▶ Collected material:
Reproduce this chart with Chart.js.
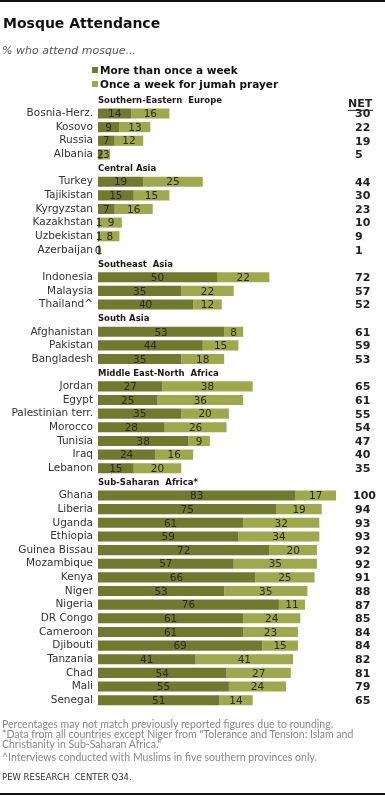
<!DOCTYPE html>
<html>
<head>
<meta charset="utf-8">
<script src="https://cdn.jsdelivr.net/npm/chart.js@4"></script>
<style>
  body { margin: 0; background: #fff; }
  #page { position: relative; width: 385px; height: 796px; overflow: hidden; }
  #page div { position: absolute; white-space: nowrap; }
  .rule { left: 0; width: 385px; height: 2px; background: #111; }
  .sq { width: 6px; height: 6px; }
  .leg { left: 100px; font: bold 10.5px "DejaVu Sans"; line-height: 14px; color: #111; }
  #notes { left: 2px; top: 719px; font: 10.5px Lato; line-height: 10px; color: #888; }
</style>
</head>
<body>
<div id="page">
  <canvas id="mosqueChart" width="385" height="796"></canvas>
  <div class="rule" style="top:0"></div>
  <div style="left:3px; top:14px; font:bold 14px 'DejaVu Sans'; line-height:18px; color:#111">Mosque Attendance</div>
  <div style="left:2px; top:44px; font:italic 11px 'DejaVu Sans'; line-height:13px; color:#555">% who attend mosque...</div>
  <div class="sq" style="left:92px; top:67px; background:#6f7a2e"></div>
  <div class="leg" style="top:63px">More than once a week</div>
  <div class="sq" style="left:92px; top:81px; background:#9ea84c"></div>
  <div class="leg" style="top:77px">Once a week for jumah prayer</div>
  <div id="notes">Percentages may not match previously reported figures due to rounding.<br>*Data from all countries except Niger from "Tolerance and Tension: Islam and<br>Christianity in Sub-Saharan Africa."<br><span style="display:inline-block;margin-top:3px">^Interviews conducted with Muslims in five southern provinces only.</span></div>
  <div style="left:2px; top:771px; font:8.5px 'DejaVu Sans'; line-height:12px; color:#333">PEW RESEARCH&nbsp; CENTER Q34.</div>
  <div class="rule" style="top:793px"></div>
</div>

<script>
// =========================================
// DATA
// =========================================

const regions = [
  "Southern-Eastern  Europe",
  "Central Asia",
  "Southeast  Asia",
  "South Asia",
  "Middle East-North  Africa",
  "Sub-Saharan  Africa*"
];

// number of countries under each region, in order
const regionSizes = [4, 6, 3, 3, 7, 16];

const countries = [
  "Bosnia-Herz.", "Kosovo", "Russia", "Albania",
  "Turkey", "Tajikistan", "Kyrgyzstan", "Kazakhstan", "Uzbekistan", "Azerbaijan",
  "Indonesia", "Malaysia", "Thailand^",
  "Afghanistan", "Pakistan", "Bangladesh",
  "Jordan", "Egypt", "Palestinian terr.", "Morocco", "Tunisia", "Iraq", "Lebanon",
  "Ghana", "Liberia", "Uganda", "Ethiopia", "Guinea Bissau", "Mozambique", "Kenya",
  "Niger", "Nigeria", "DR Congo", "Cameroon", "Djibouti", "Tanzania", "Chad",
  "Mali", "Senegal"
];

const moreThanWeekly = [
  14, 9, 7, 2,
  19, 15, 7, 1, 1, 0,
  50, 35, 40,
  53, 44, 35,
  27, 25, 35, 28, 38, 24, 15,
  83, 75, 61, 59, 72, 57, 66, 53, 76, 61, 61, 69, 41, 54, 55, 51
];

const weeklyJumah = [
  16, 13, 12, 3,
  25, 15, 16, 9, 8, 1,
  22, 22, 12,
  8, 15, 18,
  38, 36, 20, 26, 9, 16, 20,
  17, 19, 32, 34, 20, 35, 25, 35, 11, 24, 23, 15, 41, 27, 24, 14
];

const netValues = [
  30, 22, 19, 5,
  44, 30, 23, 10, 9, 1,
  72, 57, 52,
  61, 59, 53,
  65, 61, 55, 54, 47, 40, 35,
  100, 94, 93, 93, 92, 92, 91, 88, 87, 85, 84, 84, 82, 81, 79, 65
];


// =========================================
// ROWS (region headers become empty rows)
// =========================================

const rowLabels = [];
const moreRows = [];
const onceRows = [];
const netRows = [];
const headerAt = {};

let k = 0;
regions.forEach((region, r) => {
  headerAt[rowLabels.length] = region;
  rowLabels.push("");
  moreRows.push(null);
  onceRows.push(null);
  netRows.push(null);
  for (let i = 0; i < regionSizes[r]; i++, k++) {
    rowLabels.push(countries[k]);
    moreRows.push(moreThanWeekly[k]);
    onceRows.push(weeklyJumah[k]);
    netRows.push(netValues[k]);
  }
});


// =========================================
// TEXT PLUGIN (values, headers, NET)
// =========================================

const textPlugin = {
  id: "mosqueText",
  afterDatasetsDraw(chart) {
    const ctx = chart.ctx;
    const yScale = chart.scales.y;
    ctx.save();

    // segment values
    ctx.font = "10.5px 'DejaVu Sans'";
    ctx.fillStyle = "#2b2b20";
    ctx.textAlign = "center";
    ctx.textBaseline = "middle";
    chart.data.datasets.forEach((ds, i) => {
      chart.getDatasetMeta(i).data.forEach((bar, idx) => {
        const v = ds.data[idx];
        if (v === null) return;
        const p = bar.getProps(["x", "base", "y"], true);
        ctx.fillText(String(v), (p.x + p.base) / 2, p.y + 1);
      });
    });

    // region headers
    ctx.font = "bold 8.5px 'DejaVu Sans'";
    ctx.fillStyle = "#1a1a1a";
    ctx.textAlign = "left";
    Object.keys(headerAt).forEach(idx => {
      ctx.fillText(headerAt[idx], chart.chartArea.left, yScale.getPixelForValue(+idx) + 1);
    });

    // NET column
    ctx.font = "bold 11px 'DejaVu Sans'";
    ctx.fillStyle = "#222";
    const netY = yScale.getPixelForValue(0) + 4;
    ctx.fillText("NET", 348, netY);
    ctx.fillRect(348, netY + 6, 25, 1);
    netRows.forEach((v, idx) => {
      if (v === null) return;
      ctx.fillText(String(v), v >= 100 ? 353 : 355, yScale.getPixelForValue(idx) + 1);
    });

    ctx.restore();
  }
};


// =========================================
// CHART
// =========================================

const mosqueCtx =
document.getElementById("mosqueChart");

new Chart(mosqueCtx, {

  type: "bar",

  data: {

    labels: rowLabels,

    datasets: [{
      label: "More than once a week",
      data: moreRows,
      backgroundColor: "#6f7a2e"
    }, {
      label: "Once a week for jumah prayer",
      data: onceRows,
      backgroundColor: "#9ea84c"
    }]
  },

  options: {

    indexAxis: "y",
    responsive: false,
    animation: false,

    layout: {
      padding: { top: 93, bottom: 89, left: 0, right: 49 }
    },

    datasets: {
      bar: { barPercentage: 0.74, categoryPercentage: 1 }
    },

    scales: {
      x: {
        stacked: true,
        min: 0,
        max: 100,
        display: false
      },
      y: {
        stacked: true,
        grid: { display: false, drawTicks: false },
        border: { display: false },
        ticks: {
          autoSkip: false,
          color: "#333",
          padding: 5,
          font: { family: "DejaVu Sans", size: 10.5 }
        },
        afterFit(scale) {
          scale.width = 98;
        }
      }
    },

    plugins: {
      legend: { display: false },
      tooltip: { enabled: false }
    }
  },

  plugins: [textPlugin]
});
</script>
</body>
</html>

▶ Problem to work on: Quote in full the listing given above; the images are to be left out.

▶ Solution for this task:
Reproduce this chart with Chart.js.
<!DOCTYPE html>
<html>
<head>
<meta charset="utf-8">
<script src="https://cdn.jsdelivr.net/npm/chart.js@4"></script>
<style>
  body { margin: 0; background: #fff; }
  #page { position: relative; width: 385px; height: 796px; overflow: hidden; }
  #page div { position: absolute; white-space: nowrap; }
  .rule { left: 0; width: 385px; height: 2px; background: #111; }
  .sq { width: 6px; height: 6px; }
  .leg { left: 100px; font: bold 10.5px "DejaVu Sans"; line-height: 14px; color: #111; }
  #notes { left: 2px; top: 719px; font: 10.5px Lato; line-height: 10px; color: #888; }
</style>
</head>
<body>
<div id="page">
  <canvas id="mosqueChart" width="385" height="796"></canvas>
  <div class="rule" style="top:0"></div>
  <div style="left:3px; top:14px; font:bold 14px 'DejaVu Sans'; line-height:18px; color:#111">Mosque Attendance</div>
  <div style="left:2px; top:44px; font:italic 11px 'DejaVu Sans'; line-height:13px; color:#555">% who attend mosque...</div>
  <div class="sq" style="left:92px; top:67px; background:#6f7a2e"></div>
  <div class="leg" style="top:63px">More than once a week</div>
  <div class="sq" style="left:92px; top:81px; background:#9ea84c"></div>
  <div class="leg" style="top:77px">Once a week for jumah prayer</div>
  <div id="notes">Percentages may not match previously reported figures due to rounding.<br>*Data from all countries except Niger from "Tolerance and Tension: Islam and<br>Christianity in Sub-Saharan Africa."<br><span style="display:inline-block;margin-top:3px">^Interviews conducted with Muslims in five southern provinces only.</span></div>
  <div style="left:2px; top:771px; font:8.5px 'DejaVu Sans'; line-height:12px; color:#333">PEW RESEARCH&nbsp; CENTER Q34.</div>
  <div class="rule" style="top:793px"></div>
</div>

<script>
// =========================================
// DATA
// =========================================

const regions = [
  "Southern-Eastern  Europe",
  "Central Asia",
  "Southeast  Asia",
  "South Asia",
  "Middle East-North  Africa",
  "Sub-Saharan  Africa*"
];

// number of countries under each region, in order
const regionSizes = [4, 6, 3, 3, 7, 16];

const countries = [
  "Bosnia-Herz.", "Kosovo", "Russia", "Albania",
  "Turkey", "Tajikistan", "Kyrgyzstan", "Kazakhstan", "Uzbekistan", "Azerbaijan",
  "Indonesia", "Malaysia", "Thailand^",
  "Afghanistan", "Pakistan", "Bangladesh",
  "Jordan", "Egypt", "Palestinian terr.", "Morocco", "Tunisia", "Iraq", "Lebanon",
  "Ghana", "Liberia", "Uganda", "Ethiopia", "Guinea Bissau", "Mozambique", "Kenya",
  "Niger", "Nigeria", "DR Congo", "Cameroon", "Djibouti", "Tanzania", "Chad",
  "Mali", "Senegal"
];

const moreThanWeekly = [
  14, 9, 7, 2,
  19, 15, 7, 1, 1, 0,
  50, 35, 40,
  53, 44, 35,
  27, 25, 35, 28, 38, 24, 15,
  83, 75, 61, 59, 72, 57, 66, 53, 76, 61, 61, 69, 41, 54, 55, 51
];

const weeklyJumah = [
  16, 13, 12, 3,
  25, 15, 16, 9, 8, 1,
  22, 22, 12,
  8, 15, 18,
  38, 36, 20, 26, 9, 16, 20,
  17, 19, 32, 34, 20, 35, 25, 35, 11, 24, 23, 15, 41, 27, 24, 14
];

const netValues = [
  30, 22, 19, 5,
  44, 30, 23, 10, 9, 1,
  72, 57, 52,
  61, 59, 53,
  65, 61, 55, 54, 47, 40, 35,
  100, 94, 93, 93, 92, 92, 91, 88, 87, 85, 84, 84, 82, 81, 79, 65
];


// =========================================
// ROWS (region headers become empty rows)
// =========================================

const rowLabels = [];
const moreRows = [];
const onceRows = [];
const netRows = [];
const headerAt = {};

let k = 0;
regions.forEach((region, r) => {
  headerAt[rowLabels.length] = region;
  rowLabels.push("");
  moreRows.push(null);
  onceRows.push(null);
  netRows.push(null);
  for (let i = 0; i < regionSizes[r]; i++, k++) {
    rowLabels.push(countries[k]);
    moreRows.push(moreThanWeekly[k]);
    onceRows.push(weeklyJumah[k]);
    netRows.push(netValues[k]);
  }
});


// =========================================
// TEXT PLUGIN (values, headers, NET)
// =========================================

const textPlugin = {
  id: "mosqueText",
  afterDatasetsDraw(chart) {
    const ctx = chart.ctx;
    const yScale = chart.scales.y;
    ctx.save();

    // segment values
    ctx.font = "10.5px 'DejaVu Sans'";
    ctx.fillStyle = "#2b2b20";
    ctx.textAlign = "center";
    ctx.textBaseline = "middle";
    chart.data.datasets.forEach((ds, i) => {
      chart.getDatasetMeta(i).data.forEach((bar, idx) => {
        const v = ds.data[idx];
        if (v === null) return;
        const p = bar.getProps(["x", "base", "y"], true);
        ctx.fillText(String(v), (p.x + p.base) / 2, p.y + 1);
      });
    });

    // region headers
    ctx.font = "bold 8.5px 'DejaVu Sans'";
    ctx.fillStyle = "#1a1a1a";
    ctx.textAlign = "left";
    Object.keys(headerAt).forEach(idx => {
      ctx.fillText(headerAt[idx], chart.chartArea.left, yScale.getPixelForValue(+idx) + 1);
    });

    // NET column
    ctx.font = "bold 11px 'DejaVu Sans'";
    ctx.fillStyle = "#222";
    const netY = yScale.getPixelForValue(0) + 4;
    ctx.fillText("NET", 348, netY);
    ctx.fillRect(348, netY + 6, 25, 1);
    netRows.forEach((v, idx) => {
      if (v === null) return;
      ctx.fillText(String(v), v >= 100 ? 353 : 355, yScale.getPixelForValue(idx) + 1);
    });

    ctx.restore();
  }
};


// =========================================
// CHART
// =========================================

const mosqueCtx =
document.getElementById("mosqueChart");

new Chart(mosqueCtx, {

  type: "bar",

  data: {

    labels: rowLabels,

    datasets: [{
      label: "More than once a week",
      data: moreRows,
      backgroundColor: "#6f7a2e"
    }, {
      label: "Once a week for jumah prayer",
      data: onceRows,
      backgroundColor: "#9ea84c"
    }]
  },

  options: {

    indexAxis: "y",
    responsive: false,
    animation: false,

    layout: {
      padding: { top: 93, bottom: 89, left: 0, right: 49 }
    },

    datasets: {
      bar: { barPercentage: 0.74, categoryPercentage: 1 }
    },

    scales: {
      x: {
        stacked: true,
        min: 0,
        max: 100,
        display: false
      },
      y: {
        stacked: true,
        grid: { display: false, drawTicks: false },
        border: { display: false },
        ticks: {
          autoSkip: false,
          color: "#333",
          padding: 5,
          font: { family: "DejaVu Sans", size: 10.5 }
        },
        afterFit(scale) {
          scale.width = 98;
        }
      }
    },

    plugins: {
      legend: { display: false },
      tooltip: { enabled: false }
    }
  },

  plugins: [textPlugin]
});
</script>
</body>
</html>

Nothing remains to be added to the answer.